If you remember the days of 8-bit sidescrolling goodness with a particular fondness, you’ll love Axiom Verge . Dubbed a “Metroidvania” title for its combination of old-school elements from the classic Metroid and Castlevania franchises, this one-man feat of development proves that excellent gameplay never goes out of style. Tom Happ, an industry veteran who started Axiom Verge as a hobby in his spare time, has created a game that faithfully captures the essence of those wondrous 2D adventures. From the full-on retro visuals and awesome audio to the intoxicating blend of action, platforming, and exploration, this one is the current holder of my 2015 Retro Award.

I freely admit that from a graphical standpoint, nostalgia is the driving force behind one’s enjoyment of such a presentation. If you’re a young teen and the oldest game you can remember is on the PS2, you have no emotional attachment to these archaic graphics. If, on the other hand, you grew up in a time when such visuals were the norm, you’re destined to smile. Just don’t forget one thing: Happ doesn’t rely entirely on the ol’ heartstrings because this is still an exceedingly well-designed and well-paced game, which is critical regardless of the graphical display. Plus, the whole experience is just so spot-on; it’s like stepping back in time. It’s vintage through and through, with a few subtle yet important gameplay refinements.
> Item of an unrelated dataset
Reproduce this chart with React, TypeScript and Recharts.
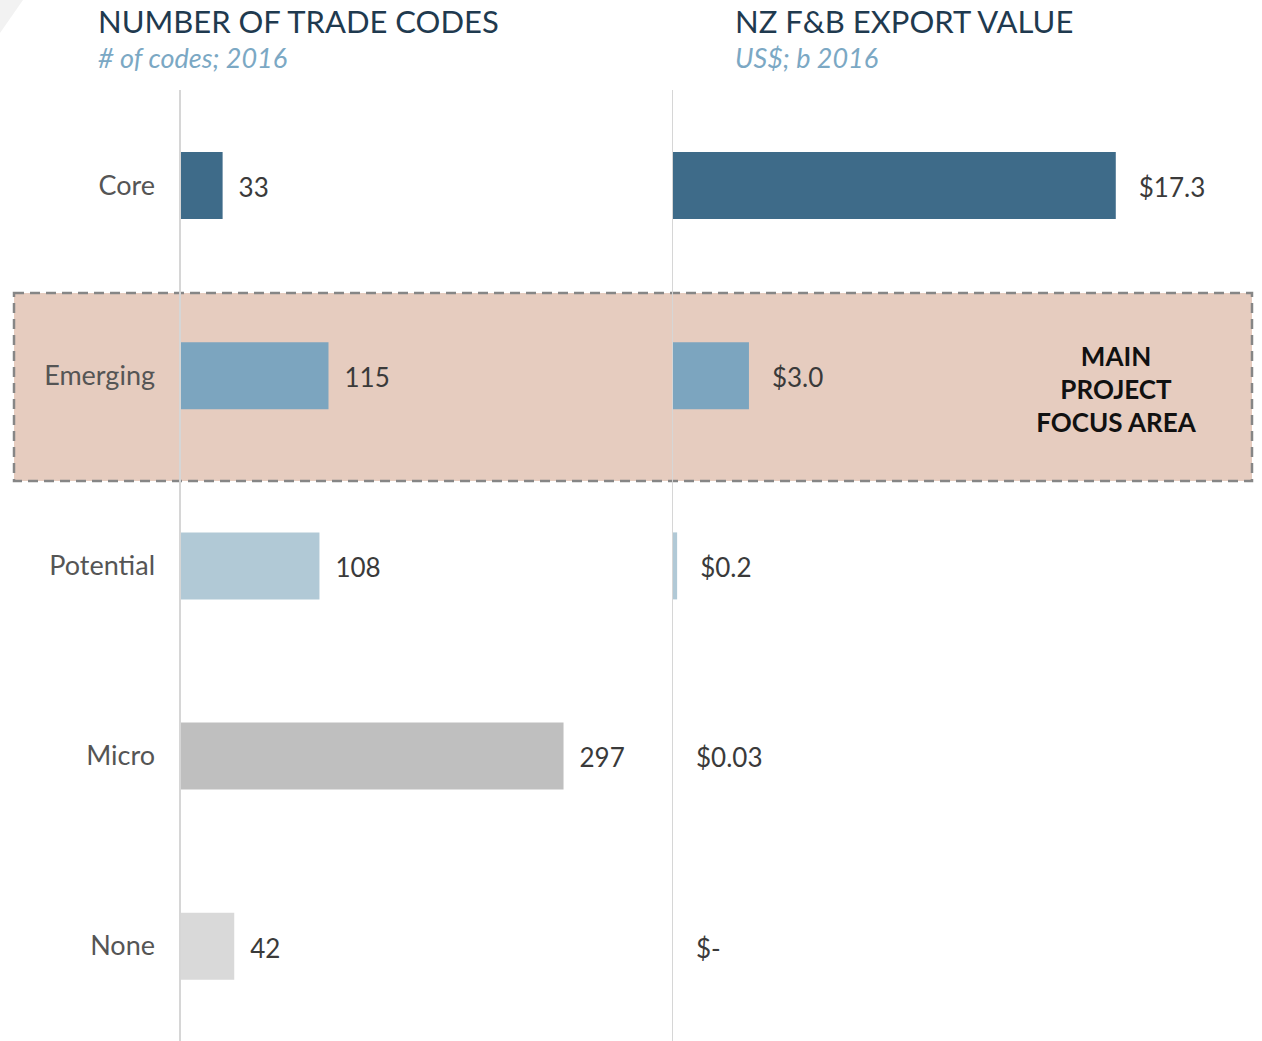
import React from 'react';
import { BarChart, Bar, XAxis, YAxis, Cell, LabelList, ReferenceLine } from 'recharts';

const categories = ['Core', 'Emerging', 'Potential', 'Micro', 'None'];
const tradeCodes = [33, 115, 108, 297, 42];
const exportValues = [17.3, 3.0, 0.2, 0.03, 0];
const exportLabels = ['$17.3', '$3.0', '$0.2', '$0.03', '$-'];
const barColors = ['#3E6B89', '#7CA5BF', '#B1C9D6', '#BFBFBF', '#D9D9D9'];

const leftTitle = 'NUMBER OF TRADE CODES';
const leftSubtitle = '# of codes; 2016';
const rightTitle = 'NZ F&B EXPORT VALUE';
const rightSubtitle = 'US$; b 2016';
const focusLines = ['MAIN', 'PROJECT', 'FOCUS AREA'];

const data = categories.map((name, i) => ({
  name,
  codes: tradeCodes[i],
  value: exportValues[i],
  label: exportLabels[i],
}));

const FONT = 'Lato, "Open Sans", sans-serif';
const AXIS_COLOR = '#D6D6D6';

export default function App() {
  return (
    <div
      style={{
        position: 'absolute',
        left: 0,
        top: 0,
        width: 1262,
        height: 1041,
        background: '#fff',
        overflow: 'hidden',
        fontFamily: FONT,
      }}
    >
      <svg style={{ position: 'absolute', left: 0, top: 0 }} width={1262} height={1041}>
        <polygon points="0,0 23,0 0,33" fill="#F2F2F2" />
        <rect
          x={14}
          y={293}
          width={1238}
          height={188}
          fill="#E6CCBF"
          stroke="#868686"
          strokeWidth={2.5}
          strokeDasharray="10 6"
        />
      </svg>

      {/* titles */}
      <div style={{ position: 'absolute', left: 98, top: 6, fontSize: 31, lineHeight: 1, color: '#1F3A4F', whiteSpace: 'nowrap' }}>
        {leftTitle}
      </div>
      <div style={{ position: 'absolute', left: 98, top: 44, fontSize: 27, lineHeight: 1, fontStyle: 'italic', fontWeight: 400, color: '#7BA8C4', whiteSpace: 'nowrap' }}>
        {leftSubtitle}
      </div>
      <div style={{ position: 'absolute', left: 735, top: 6, fontSize: 31, lineHeight: 1, color: '#1F3A4F', whiteSpace: 'nowrap' }}>
        {rightTitle}
      </div>
      <div style={{ position: 'absolute', left: 735, top: 44, fontSize: 27, lineHeight: 1, fontStyle: 'italic', fontWeight: 400, color: '#7BA8C4', whiteSpace: 'nowrap' }}>
        {rightSubtitle}
      </div>

      {/* left chart */}
      <div style={{ position: 'absolute', left: 0, top: 0 }}>
        <BarChart
          width={672}
          height={1041}
          data={data}
          layout="vertical"
          margin={{ top: 90, right: 0, bottom: 0, left: 0 }}
        >
          <XAxis type="number" hide domain={[0, 381]} />
          <YAxis
            type="category"
            dataKey="name"
            width={180}
            axisLine={{ stroke: AXIS_COLOR, strokeWidth: 2 }}
            tickLine={false}
            tickSize={0}
            tickMargin={25}
            tick={{ fontSize: 27, fill: '#555555', fontFamily: FONT }}
          />
          <Bar dataKey="codes" barSize={67} isAnimationActive={false}>
            {data.map((d, i) => (
              <Cell key={d.name} fill={barColors[i]} />
            ))}
            <LabelList
              dataKey="codes"
              position="right"
              offset={16}
              dy={2}
              style={{ fontSize: 26, fill: '#3A3A3A', fontFamily: FONT }}
            />
          </Bar>
        </BarChart>
      </div>

      {/* right chart */}
      <div style={{ position: 'absolute', left: 672, top: 0 }}>
        <BarChart
          width={590}
          height={1041}
          data={data}
          layout="vertical"
          margin={{ top: 90, right: 0, bottom: 0, left: 0 }}
        >
          <XAxis type="number" hide domain={[0, 23]} />
          <YAxis type="category" dataKey="name" hide />
          <Bar dataKey="value" barSize={67} minPointSize={1} isAnimationActive={false}>
            {data.map((d, i) => (
              <Cell key={d.name} fill={barColors[i]} />
            ))}
            <LabelList
              dataKey="label"
              position="right"
              offset={23}
              dy={2}
              style={{ fontSize: 26, fill: '#3A3A3A', fontFamily: FONT }}
            />
          </Bar>
          <ReferenceLine x={0} stroke={AXIS_COLOR} strokeWidth={2} />
        </BarChart>
      </div>

      {/* focus area text */}
      <div
        style={{
          position: 'absolute',
          left: 1016,
          top: 340,
          width: 200,
          textAlign: 'center',
          fontSize: 26,
          lineHeight: '33px',
          fontWeight: 700,
          color: '#111',
        }}
      >
        {focusLines.map((l) => (
          <div key={l}>{l}</div>
        ))}
      </div>
    </div>
  );
}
The audio is especially impressive because while it captures the essence of old-school sound, it also takes a subtle yet distinctly modern step. The effects are totally retro but the soundtrack has a certain variety we didn’t have in the old days. What strikes me is just how well composed each track is, and how well it fits the style and tone of the game. There are a few exceptions (one has a bizarre vocal accompaniment that I just find off-putting) but really, the music is surprisingly special for this retro production. Combine this with some great old-fashioned graphics – a lot of the bosses are sweet – and you’ve got an instant throwback gem.

While it is called a “Metroidvania” title, the game feels a lot closer to Metroid . In fact, it reminds me very much of Metroid II: Return of Samus , my all-time favorite GameBoy title. The only difference is that it’s a little denser; the action is faster and more robust, and the challenge is stiffer. But make no mistake: The game isn’t as brutally difficult as certain 2D sidescrollers from yesteryear. It can be tough but there is some much-appreciated leniency. For example, your health is fully restored at save points, and enemies are more likely to drop health when you’re low. However, there’s still a Dark Souls vibe sometimes; i.e., how far should I press forward without returning to save…?
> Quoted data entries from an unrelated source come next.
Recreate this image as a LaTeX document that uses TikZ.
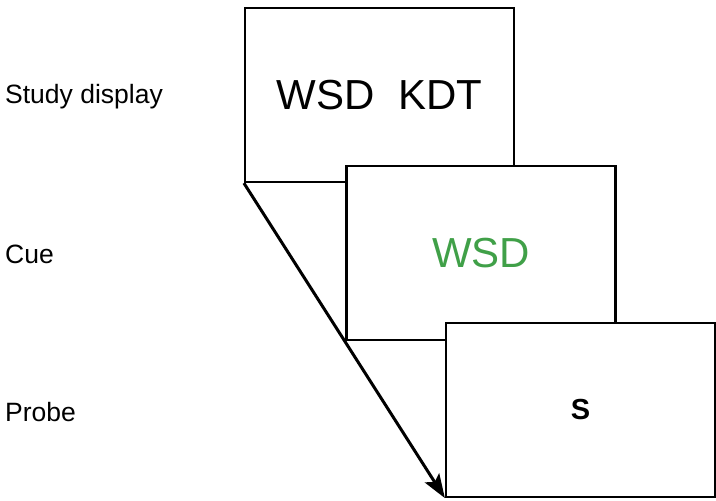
\documentclass[tikz,border=0pt]{standalone}
\usepackage{fontspec}
\setmainfont{Liberation Sans}
\usetikzlibrary{arrows.meta}
\definecolor{cuegreen}{RGB}{64,160,72}

\begin{document}
\begin{tikzpicture}[x=1pt,y=-1pt]

        \useasboundingbox (0,0) rectangle (716,501);

        \begin{scope}[every node/.style={anchor=base west, inner sep=0pt, font=\fontsize{26.5}{30}\selectfont}]
          \node (l1) at (5,103) {Study display};
          \node (l2) at (5,263) {Cue};
          \node (l3) at (5,421) {Probe};
        \end{scope}

        \begin{scope}[every node/.style={rectangle, draw, fill=white, line width=2.2pt,
            minimum width=269pt, minimum height=174pt, inner sep=0pt}]
          \node[font=\fontsize{42}{48}\selectfont] (study) at (379.5,95) {WSD\ \ KDT};
          \node[font=\fontsize{42}{48}\selectfont, text=cuegreen] (cue) at (481,253) {WSD};
          \node[font=\fontsize{29}{34}\selectfont\bfseries] (probe) at (580.5,410) {S};
        \end{scope}

        \draw[line width=3pt, -{Stealth[length=24pt,width=17pt,inset=5pt]}] (study.south west) -- (probe.south west);

      \end{tikzpicture}
\end{document}
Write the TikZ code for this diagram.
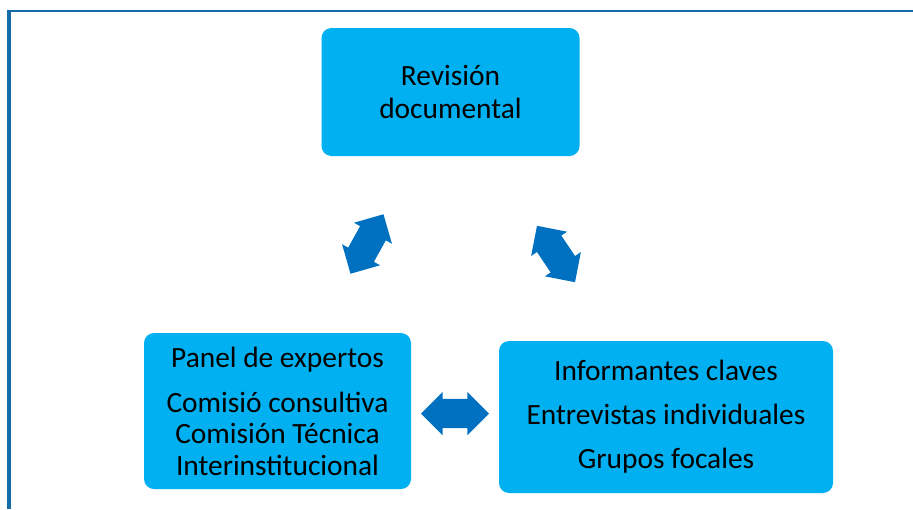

As for the basic gameplay, it’s appropriately straightforward: You can jump with the X button and fire with the Square button. As you progress, you gain access to a few tools – such as the drill and the nifty disruptor – which are easily used with the R1 and R2 buttons respectively. The control feels just about right; at first, I thought it was a little loose, but then I remembered how these games always controlled, and this is darn close. Besides, there’s one added implement that makes the experience that much easier and in fact, that much more strategic. You can lock the angle of your selected gun with the L1 button, which is great because aiming and movement are tied to the left analog stick. By locking your gun, you can stand still and shoot at an angle, and that’s a godsend if you wish to be careful.

As one might anticipate, you earn a variety of power-ups and weapons as you press forward through the sci-fi maze. There’s the standard blaster-type weapon, and then you unlock guns like the Nova (fire once to unleash the bullet; press Fire again to blow up the projectile) and one that discharges a powerful electrical attack. My only issue with the earlier weapons is that they lack range, which I kinda want. That aside, the diversity of the guns and the timing of their discovery is excellent. You can also find power-ups that permanently increase your health and the effectiveness of your items and ammo. You’re not a superhero and your fragility demands caution, but at least you feel prepared.